Hacker News new | ask | show | jobs
by jeltz 70 days ago
Turns out the amd machine had huge tables enabled and after disabling those the regression was there on and too. So arm vs amd was a red herring.

Of course not a nice regression but you should not run PostgreSQL on large servers without huge pages enabled so thud regression will only hurt people who have a bad configuration. That said I think these bad configurations are common out there, especially in containerized environments where the one running PostgreSQL may not have the ability to enable huge pages.

2 comments

Still that huge a regression that affects multiple platforms doesn't sound too neat, did they narrow down the root cause?
That should be obvious to anyone who read the initial message. The regression was caused by a configuration change that changed the default from PREEMPT_NONE to PREEMT_LAZY. If you don’t know what those options do, use the source. (<https://git.kernel.org/pub/scm/linux/kernel/git/torvalds/lin...>)
Yes, I had a good laugh at that. It might technically be a regression, but not one that most people will see in practice. Pretty weird that someone at Amazon is bothering to run those tests without hugepages.
I doubt they explicitly said "I'll run without huge pages, which is an important AWS configuration". They probably just forgot a step. And "someone at Amazon" describes a lot of people; multiply your mental probability tables accordingly.
The number of people at Amazon is pretty much irrelevant; the org is going to ensure that someone is keeping an eye on kernel performance, but also that the work isn’t duplicative.

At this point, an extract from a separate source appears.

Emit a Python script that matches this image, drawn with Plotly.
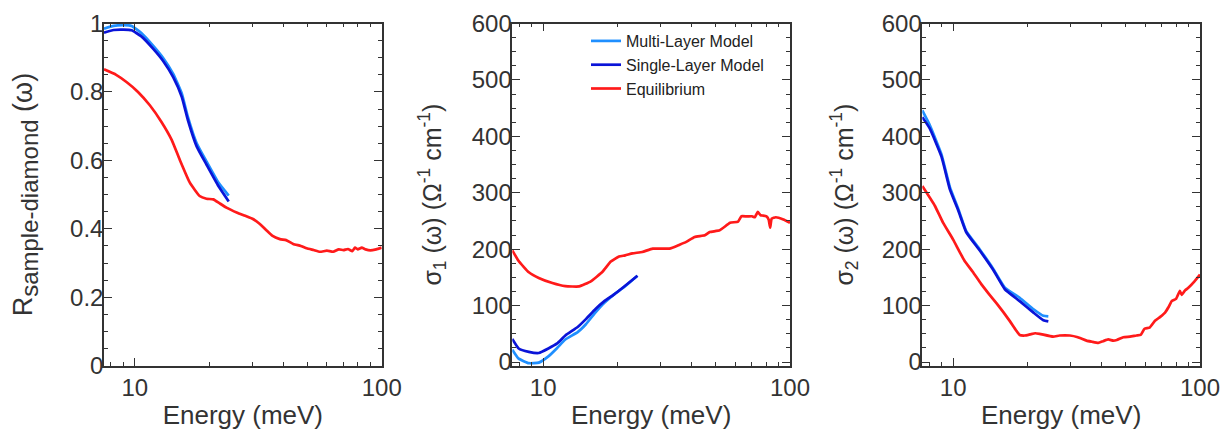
import numpy as np
import plotly.graph_objects as go

# ---------------- data ----------------
# Panel 1: reflectance
E_R_model = [7.5, 8.2, 9.0, 9.7, 10.6, 11.9, 13.0, 14.3, 15.5, 16.4, 17.8, 19.5, 21.8, 24.0]
R_multi = [0.985, 0.993, 0.995, 0.993, 0.973, 0.934, 0.90, 0.853, 0.795, 0.727, 0.65, 0.597, 0.535, 0.497]
R_single = [0.973, 0.981, 0.982, 0.980, 0.963, 0.925, 0.891, 0.843, 0.785, 0.718, 0.641, 0.588, 0.525, 0.48]
E_R_eq = [7.5, 8.4, 9.25, 10.3, 11.5, 12.8, 14.1, 15.2, 16.7, 18.3, 19.5, 20.8, 22, 23.5, 26, 28,
          30.2, 32, 34.2, 36, 38.7, 41, 43.8, 47, 49.7, 53, 56.2, 60, 63.6, 67, 70, 73, 76, 78,
          80, 83, 86, 90, 95, 100]
R_eq = [0.866, 0.85, 0.829, 0.80, 0.761, 0.713, 0.66, 0.602, 0.535, 0.496, 0.488, 0.486, 0.475,
        0.462, 0.447, 0.438, 0.428, 0.415, 0.395, 0.38, 0.37, 0.367, 0.356, 0.35, 0.343, 0.338,
        0.333, 0.336, 0.333, 0.34, 0.338, 0.341, 0.335, 0.345, 0.34, 0.345, 0.34, 0.337, 0.34, 0.345]

# Panel 2: sigma_1
E_s1_model = [7.5, 7.96, 8.75, 9.6, 10.5, 11.4, 12.3, 13.8, 14.9, 16.3, 17.7, 19.4, 21.3, 24.1]
s1_multi = [22, 6, -2, -1, 10, 25, 40, 53, 67, 88, 105, 120, 133, 153]
s1_single = [41, 24, 18, 16, 24, 33, 47, 62, 76, 94, 108, 120, 134, 153]
E_s1_eq = [7.5, 7.96, 8.75, 9.6, 10.9, 12.3, 14.0, 15.6, 17.4, 18.8, 20.3, 21.5, 23, 25.2, 27.8,
           32.5, 35.7, 38, 41.1, 45.2, 47.3, 51.9, 57.2, 61.6, 63.6, 67, 70.2, 72, 74, 76, 77.8,
           80.3, 82, 83.1, 84.3, 87.6, 94, 100]
s1_eq = [198, 179, 159, 149, 140, 134.5, 134, 143, 160, 178, 187, 189, 192.6, 195, 201, 201, 208,
         213, 221.7, 224.7, 230.4, 233.4, 246.7, 249, 258.4, 258, 258.4, 256.6, 266, 260, 259.6,
         258, 252, 238, 254, 256.6, 252.6, 246.7]

# Panel 3: sigma_2
E_s2_model = [7.5, 8.04, 8.97, 9.7, 10.5, 11.3, 12.8, 14.5, 16.2, 18.6, 21.1, 23.2, 24.3]
s2_multi = [446, 420, 368, 310, 271, 232, 200, 166, 132, 114, 94, 82, 81]
s2_single = [434, 414, 364, 306, 268, 230, 198, 164, 129, 108, 88, 74, 72]
E_s2_eq = [7.5, 8.43, 9.1, 10, 11.1, 12, 13, 14, 15, 16, 17, 18, 18.6, 19.5, 20.5, 21.5, 22.4,
           25.4, 27, 29.7, 32, 34.7, 36.5, 38.7, 40.5, 42.5, 44.5, 46, 48.9, 52, 55.3, 57.5, 59.6,
           62.5, 65.7, 69, 72.3, 74.5, 76.8, 80, 82.9, 84.3, 87, 89.9, 95, 100]
s2_eq = [312, 277, 247, 217, 180, 160, 138, 120, 104, 88, 72, 56, 48, 47, 49, 51, 50, 45, 47, 47,
         44, 38, 36, 34, 37, 40, 38, 39, 44, 45, 47, 48, 59, 61, 73, 80, 88, 97, 108, 112, 126,
         119, 127, 132, 143, 155]

x_ticks = [10, 100]
x_minor = [8, 9, 20, 30, 40, 50, 60, 70, 80, 90]
names = ["Multi-Layer Model", "Single-Layer Model", "Equilibrium"]
colors = ["#1f8fff", "#0a14d8", "#ff1a1a"]

# ---------------- figure ----------------
# the page body has an 8px margin, so the figure is 8px smaller than the window
W, H = 1224, 428
fig = go.Figure()

panels = [
    ("x", "y", E_R_model, R_multi, R_single, E_R_eq, R_eq),
    ("x2", "y2", E_s1_model, s1_multi, s1_single, E_s1_eq, s1_eq),
    ("x3", "y3", E_s2_model, s2_multi, s2_single, E_s2_eq, s2_eq),
]
for i, (xa, ya, em, ml, sl, ee, eq) in enumerate(panels):
    for name, col, xs, ys in [(names[0], colors[0], em, ml), (names[1], colors[1], em, sl),
                              (names[2], colors[2], ee, eq)]:
        fig.add_trace(go.Scatter(x=xs, y=ys, xaxis=xa, yaxis=ya, mode="lines", name=name,
                                 line=dict(color=col, width=2.7, shape="spline", smoothing=0.4),
                                 showlegend=(i == 1)))

font_fam = "Liberation Sans, Arial, Helvetica, sans-serif"
tick_color = "#333333"
common = dict(showline=True, linecolor=tick_color, linewidth=1.5, mirror="allticks",
              ticks="inside", ticklen=8, tickwidth=1.3, tickcolor=tick_color,
              tickfont=dict(family=font_fam, size=24, color=tick_color),
              ticklabeloverflow="allow",
              showgrid=False, zeroline=False, automargin=False)

xdoms = [(96, 373.7), (504.3, 782), (914.3, 1192)]
ydom = [1 - 357.7 / H, 1 - 15.5 / H]
yranges = [[0, 1], [-6.5, 600], [-6.5, 600]]
ytitles = ["R<sub><span style='font-size:24px'>sample-diamond</span></sub> (ω)",
           "σ<sub>1</sub> (ω) (Ω<sup>-1</sup> cm<sup>-1</sup>)",
           "σ<sub>2</sub> (ω) (Ω<sup>-1</sup> cm<sup>-1</sup>)"]
ytitle_size = [27, 25, 25]
ymajor = [dict(tickvals=[0, 0.2, 0.4, 0.6, 0.8, 1], ticktext=["0", "0.2", "0.4", "0.6", "0.8", "1"]),
          dict(tickvals=[0, 100, 200, 300, 400, 500, 600]),
          dict(tickvals=[0, 100, 200, 300, 400, 500, 600])]
yminor = [0.05, 25, 25]
ystand = [31, 23, 21]

for i in range(3):
    sfx = "" if i == 0 else str(i + 1)
    fig.update_layout(**{
        "xaxis" + sfx: dict(common, type="log", range=[np.log10(7.5), 2],
                            domain=[xdoms[i][0] / W, xdoms[i][1] / W],
                            anchor="y" + sfx, tickmode="array", tickvals=x_ticks,
                            ticktext=[str(v) for v in x_ticks],
                            minor=dict(tickmode="array", tickvals=x_minor, ticks="inside",
                                       ticklen=4, tickwidth=1.2, tickcolor=tick_color, showgrid=False),
                            title=dict(text="Energy (meV)", standoff=6,
                                       font=dict(family=font_fam, size=26, color=tick_color))),
        "yaxis" + sfx: dict(common, range=yranges[i], domain=ydom, anchor="x" + sfx,
                            tickmode="array", **ymajor[i], ticklabelstandoff=-6,
                            minor=dict(dtick=yminor[i], ticks="inside", ticklen=4, tickwidth=1.2,
                                       tickcolor=tick_color, showgrid=False),
                            title=dict(text=ytitles[i], standoff=ystand[i],
                                       font=dict(family=font_fam, size=ytitle_size[i],
                                                 color=tick_color))),
    })

fig.update_layout(
    width=W, height=H, margin=dict(l=0, r=0, t=0, b=0, autoexpand=False),
    paper_bgcolor="white", plot_bgcolor="white",
    font=dict(family=font_fam, color=tick_color),
    legend=dict(x=578 / W, y=1 - 16 / H, xanchor="left", yanchor="top",
                font=dict(family=font_fam, size=16, color="#222"),
                bgcolor="rgba(0,0,0,0)", itemwidth=30, tracegroupgap=0),
)

fig.write_html("out.html")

Surely they would be testing the configuration(s) that they use in production? They’re not running RDS without hugepages turned on, right?

> The number of people at Amazon is pretty much irrelevant; the org is going to ensure that someone is keeping an eye on kernel performance, but also that the work isn’t duplicative.

I'd guess they have dozens of people across say a Linux kernel team, a Graviton hardware integration team, an EC2 team, and a Amazon RDS for PostgreSQL team who might at one point or another run a benchmark like this. They probably coordinate to an extent, but not so much that only one person would ever run this test. So yes it is duplicative. And they're likely intending to test the configurations they use in production, yes, but people just make mistakes.

True; to err is human. But it is weird that they didn’t just fire up a standard RDS instance of one or more sizes and test those. After all, it’s already automated; two clicks on the website gets you a standard configuration and a couple more get you a 96c graviton cpu. I just wonder how the mistake happened.
You're assuming that they ran the workload with huge-pages disabled unintentionally.